In the 70’s, el narco trafico began it’s reign. It is no lie that Colombia was the worlds biggest producer and exporter of cocaine; a business that is now worth over 90 billion dollars and a drug that is consumed in every single country across the world. There is also no doubt that during the 80’s and early 90’s Colombia had the highest homicide rate in the world and still exported more prostitutes that any other country. The entire population felt caught in the cogs of a malicious machine, which was driven by the selfish desire for revenge.
Millions of Colombia’s people had nothing to do with this on-going battle, struggling to stay alive, they felt demonised by the outside world. They still battle with the ongoing influence of the impressionist over-dramatised series ‘Narco’s’, made by the USA with a gringo narrative, despite the series not even being filmed in Medellin. El cartel de Medellin was however responsible for 85% of the worlds cocaine production, making Pablo Escobar one of the top 7 most richest men in the world at the time. Given tourism is on the rise, the whole country is now faced with the problem of ‘narco-tourism’; cheap cocaine and even cheaper prostitutes. There will always be a demand in the USA and Europe, which is the single biggest threat to the poor and indigenous communities who are forced into farming coca plantations that still lie in the countryside of Colombia.

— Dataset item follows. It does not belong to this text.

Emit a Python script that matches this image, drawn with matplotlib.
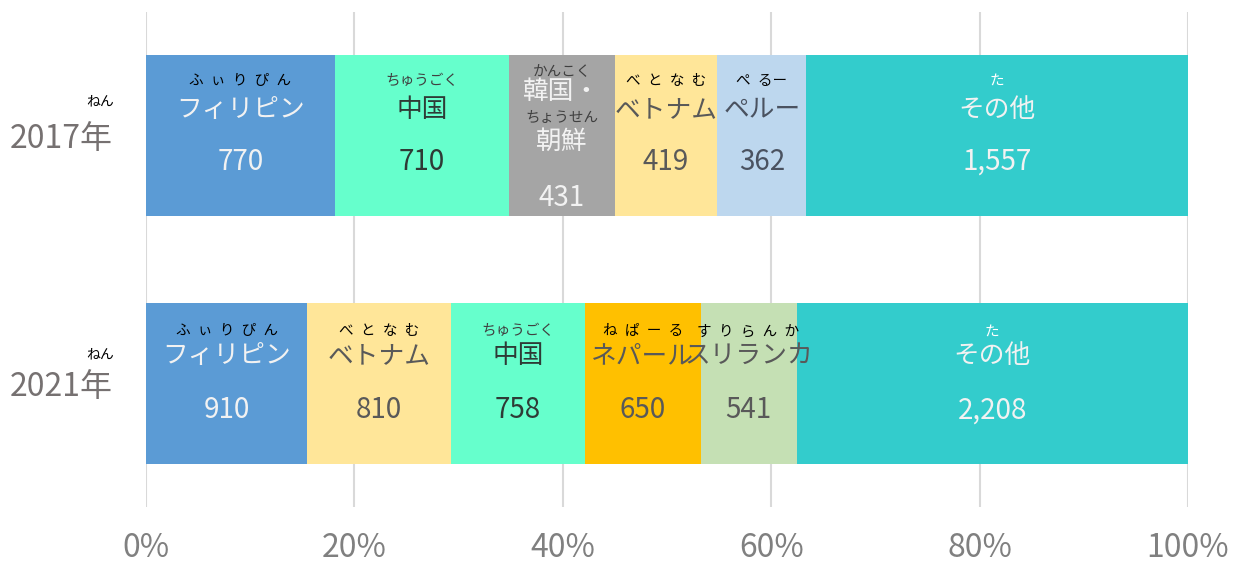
import matplotlib
matplotlib.use("Agg")
import matplotlib.pyplot as plt
import numpy as np

plt.rcParams['font.family'] = ['Noto Sans CJK JP', 'DejaVu Sans']

# ---- data ----
years = ['2017年', '2021年']
year_furi = 'ねん'

S = '\u2002'  # spacing between furigana characters
labels_2017 = ['フィリピン', '中国', '韓国・朝鮮', 'ベトナム', 'ペルー', 'その他']
furi_2017 = [S.join('ふぃりぴん'), 'ちゅうごく', 'かんこく/ちょうせん', S.join('べとなむ'), 'ぺ' + S + 'るー', 'た']
values_2017 = [770, 710, 431, 419, 362, 1557]
colors_2017 = ['#5B9BD5', '#66FFCC', '#A5A5A5', '#FFE699', '#BDD7EE', '#33CCCC']
txtcol_2017 = ['#F2F2F2', '#2E3B36', '#F2F2F2', '#595959', '#4A5260', '#F2F2F2']
furicol_2017 = ['#000000', '#404040', '#404040', '#000000', '#000000', '#FFFFFF']

labels_2021 = ['フィリピン', 'ベトナム', '中国', 'ネパール', 'スリランカ', 'その他']
furi_2021 = [S.join('ふぃりぴん'), S.join('べとなむ'), 'ちゅうごく', S.join('ねぱーる'), S.join('すりらんか'), 'た']
values_2021 = [910, 810, 758, 650, 541, 2208]
colors_2021 = ['#5B9BD5', '#FFE699', '#66FFCC', '#FFC000', '#C5E0B4', '#33CCCC']
txtcol_2021 = ['#F2F2F2', '#595959', '#2E3B36', '#595959', '#595959', '#F2F2F2']
furicol_2021 = ['#000000', '#000000', '#404040', '#000000', '#000000', '#FFFFFF']

xticks = [0, 20, 40, 60, 80, 100]
xticklabels = ['0%', '20%', '40%', '60%', '80%', '100%']

rows = [
    (labels_2017, furi_2017, values_2017, colors_2017, txtcol_2017, furicol_2017),
    (labels_2021, furi_2021, values_2021, colors_2021, txtcol_2021, furicol_2021),
]

fig = plt.figure(figsize=(12.42, 5.62), dpi=100)
ax = fig.add_axes([146/1242, 1-507/562, (1188-146)/1242, (507-12)/562])

PX = 0.72  # points per pixel at 100 dpi

def put(x, y, s, dy_px, size, color):
    ax.annotate(s, xy=(x, y), xytext=(0, -dy_px*PX), textcoords='offset points',
                ha='center', va='center', fontsize=size, color=color, zorder=5)

bar_h = 0.65
for i, (labs, furis, vals, cols, tcols, fcols) in enumerate(rows):
    total = sum(vals)
    pct = [v / total * 100 for v in vals]
    left = 0
    off = (-55, -26, 26) if i == 0 else (-52, -27, 27)
    for lab, fu, v, p, c, tc, fc in zip(labs, furis, vals, pct, cols, tcols, fcols):
        ax.barh(i, p, left=left, height=bar_h, color=c, edgecolor='none', zorder=3)
        cx = left + p / 2
        if '・' in lab:
            a, b = lab.split('・')
            fa, fb = fu.split('/')
            put(cx, i, fa, -64, 10.5, fc)
            put(cx, i, a + '・', -44, 18.5, tc)
            put(cx, i, fb, -18, 10.5, fc)
            put(cx, i, b, 6, 18.5, tc)
            put(cx, i, f'{v:,}', 62, 20, tc)
        else:
            put(cx, i, fu, off[0], 10.5, fc)
            put(cx, i, lab, off[1], 18.5, tc)
            put(cx, i, f'{v:,}', off[2], 20, tc)
        left += p

ax.set_xlim(0, 100)
ax.set_ylim(1.5, -0.5)
ax.set_xticks(xticks)
ax.set_xticklabels(xticklabels, fontsize=23, color='#808080')
ax.tick_params(axis='x', length=0, pad=18)
ax.set_yticks([0, 1])
ax.set_yticklabels(years, fontsize=23, color='#767171')
ax.tick_params(axis='y', length=0, pad=24)
ax.grid(axis='x', color='#D9D9D9', linewidth=1.5, zorder=0)
ax.set_axisbelow(True)
for s in ax.spines.values():
    s.set_visible(False)

# furigana over year labels
for yv, dy in zip([0, 1], [-34, -29]):
    ax.annotate(year_furi, xy=(0, yv), xycoords=('axes fraction', 'data'),
                xytext=(-46*PX, -dy*PX), textcoords='offset points',
                ha='center', va='center', fontsize=10, color='#000000')

fig.savefig('out.png', dpi=100)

The worst thing you can do as a visitor is fuel this narco-tourism; the people want the outside world to appreciate its achievements and the incredible beauty that surrounds them.
Not only did this forward-thinking city open my eyes to the ‘new Colombia’, but I felt safe and welcomed. I explored fruit markets to find the largest avocado’s I had ever clapped eyes on, soaked in the idyllic climate, rode the immaculate metro system, found the curious sculptures of artist Fernando Botero and roamed the streets full of people all pleased to see you. I spent my evening at salsa club Son Havana with the gorgeous local Nessa I was so fortunately introduced to. If you want to know more about the history of Colombia, I read the informative yet heart-breaking book ‘Short walks from Bogota’ written my Tom Feiling.
Last on the agenda, before flying up to the Caribbean coast, was the colourful town of Guatape. Bordering the shores of the Embalse Guatape, an artificial lake which saw the flooding of several local villages, the streets of this bizarre little town are bursting with colourful adorned houses which each tell their own story of the families that once resided there. Only two hours local bus ride away from Medellin, you can escape the city to a peaceful reservoir and climb El Penon – a privately owned rock that claims to be the biggest in Colombia and second biggest in the whole of the south-americas. To reach the top, there are 750 steps wedged into the central crack of the rock and despite the tenuous climb, the view from the top is spectacular overlooking the whole Embalse Guatape. Although the streets of this peaceful town are like that of a child’s colouring book, there was something a little odd about it as I wondered around alone. Having visited at the end of the peak season, I couldn’t help thinking that this town had be developed for tourists alone, but ironically completely lacked in them.